Topic 2
Tokenisation, one-hot bottlenecks, and dense embeddings that feed every layer
Section 3.4’s input embedding section is tiny on the page but huge in systems: you must turn Unicode text into a finite vocabulary of ids before any matrix multiply happens.
Math & statistics used here
- Embedding lookup is indexing rows of E ∈ ℝ^{|V|×d}: one-hot e_i times E selects row i.
- Stacked token embeddings form X ∈ ℝ^{T×d}; every attention layer is ultimately matrix multiply on tensors like this.
- Weight tying reuses transpose structure between embedding and softmax—same linear map, fewer parameters.
- Expectation intuition: softmax over vocabulary is literally a categorical distribution; CE loss is −log p(correct class).

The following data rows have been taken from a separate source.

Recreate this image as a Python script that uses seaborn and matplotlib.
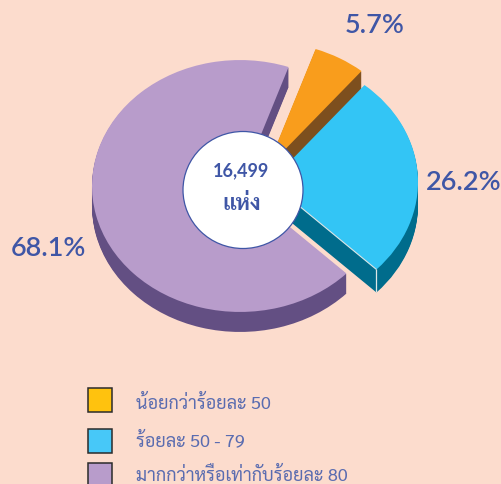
import matplotlib
matplotlib.use('Agg')
import numpy as np
import seaborn as sns
import matplotlib.pyplot as plt
from matplotlib.patches import Ellipse, Rectangle

# data
categories = ["น้อยกว่าร้อยละ 50", "ร้อยละ 50 - 79", "มากกว่าหรือเท่ากับร้อยละ 80"]
values = [5.7, 26.2, 68.1]
value_labels = ["5.7%", "26.2%", "68.1%"]
total_label = "16,499"
unit_label = "แห่ง"

BG = "#FCDCCD"
top_colors = sns.color_palette(["#F99D1C", "#33C5F5", "#B89CCB"])
side_colors = sns.color_palette(["#7D4F1E", "#006C8C", "#634F83"])
legend_colors = sns.color_palette(["#FFC20E", "#47C8F8", "#B89CCB"])
TEXT = "#3F56A6"
LEG_TEXT = "#5A6CB0"

sns.set_theme(style="white", rc={"figure.facecolor": BG, "savefig.facecolor": BG})
thai = ["Sarabun", "Noto Sans Thai", "DejaVu Sans"]
plt.rcParams["font.family"] = ["Lato", "DejaVu Sans"]

W, H = 501, 484
k = 1.175          # vertical squash of the tilted pie
R = 148
fig = plt.figure(figsize=(W / 100, H / 100), dpi=100)
ax = fig.add_axes([0, 0, 1, 1])

# wedge apex in pixels and extrusion depth, in order of values
apex = [(267, 168), (270, 182), (240, 186)]
depths = [27, 23, 20]
start = -44


def draw(colors, dy, z):
    # pie order: blue, orange, purple counter-clockwise from the start angle
    order = [1, 0, 2]
    wedges, _ = ax.pie([values[i] for i in order], startangle=start, radius=R,
                       colors=[colors[i] for i in order], center=(0, 0),
                       wedgeprops={"linewidth": 0})
    for w, i in zip(wedges, order):
        x, y = apex[i]
        w.set_center((x, -(y + dy) * k))
        w.set_zorder(z)
        w.set_visible(dy <= depths[i])
    return dict(zip(order, wedges))


for d in range(max(depths), 0, -1):
    draw(side_colors, d, 1)
tops = draw(top_colors, 0, 2)

# thin light highlight along the blue slice's front edge and corner
blue = tops[1]
cx, cy = blue.center
tip = (cx + R * np.cos(np.radians(blue.theta1)), cy + R * np.sin(np.radians(blue.theta1)))
ax.plot([cx, tip[0]], [cy, tip[1]], color="#DDE6E6", lw=0.8, zorder=3, solid_capstyle="butt")
ax.plot([tip[0], tip[0]], [tip[1], tip[1] - depths[1] * k], color="#DDE6E6", lw=0.9, zorder=3,
        solid_capstyle="butt")

ax.set_xlim(0, W)
ax.set_ylim(-H * k, 0)
ax.set_aspect("auto")
ax.axis("off")

# overlay in pixel coordinates
ov = fig.add_axes([0, 0, 1, 1])
ov.set_xlim(0, W)
ov.set_ylim(H, 0)
ov.axis("off")
ov.patch.set_alpha(0)

ov.add_patch(Ellipse((243, 190), 120, 117, facecolor="white", edgecolor="#3F56A6", linewidth=0.9))
ov.text(240.5, 171, total_label, color=TEXT, fontsize=13, fontweight="bold",
        ha="center", va="center")
ov.text(241.5, 204, unit_label, color=TEXT, fontsize=16, fontweight="bold",
        family=thai, ha="center", va="center")

for txt, (x, y) in zip(value_labels, [(374.5, 25.5), (463.5, 183), (48, 248)]):
    ov.text(x, y, txt, color=TEXT, fontsize=19.5, fontweight="semibold", ha="center", va="center")

# legend
for name, col, sq_y, tx_y in zip(categories, legend_colors, [387, 428, 462], [404, 441, 475.5]):
    ov.add_patch(Rectangle((88.5, sq_y + 0.5), 24, 24, facecolor=col, edgecolor="#2B2B2B",
                           linewidth=1.1))
    ov.text(136, tx_y, name, color=LEG_TEXT, fontsize=13, family=thai, ha="left", va="center")

fig.savefig("out.png", dpi=100)
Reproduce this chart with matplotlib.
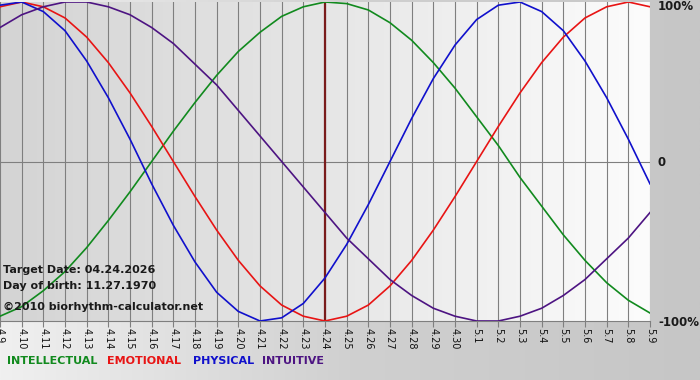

Checklist you can map to code
- Unicode normalisation, byte-pair encoding, and sentence-piece models determine which atomic units get ids.
- One-hot vectors are sparse indicators; learned embedding tables map token ids to dense rows in ℝ^d_model.
- Weight tying (mentioned in Section 3.4) reuses the embedding matrix with the pre-softmax projection to cut parameters.
- Semantic geometry—similar words landing nearby—is an emergent property of training, not a hand-written rule.
- Static shapes in frameworks mean padding, masks, and batching all happen at the token-id level before attention.
Computers never ingest characters directly; frameworks expect integer indices into an embedding table E ∈ ℝ^{|V| × d}. Each row is a trainable parameter vector; stacking rows for a sentence forms the matrix that enters the first encoder layer in Figure 1.
Tokenisation strategy changes FLOPs: smaller vocabularies yield longer sequences; subword methods trade rare word fragmentation for manageable |V|. That choice ripples into attention cost because complexity grows with sequence length squared.
One-hot encoding is the conceptual starting point—indicator vector with a single 1—but it is wasteful and offers no parameter sharing. Embeddings compress that space and let similar tokens share statistical strength, which is how ‘bank’ (river) and ‘bank’ (finance) can diverge later even if they share a subword piece early on.
Weight tying is a software engineering trick with statistical motivation: tying input embeddings and decoder softmax weights regularises solutions and trims memory—Section 3.4 points this out succinctly.
When you inspect transformer checkpoints, embeddings are literally the biggest lookup tables beside feed-forward matrices; quantization notebooks often shrink them first.
This topic sets up positional encodings immediately after: embeddings carry ‘what’, positions carry ‘where’—orthogonal concerns the paper merges by addition.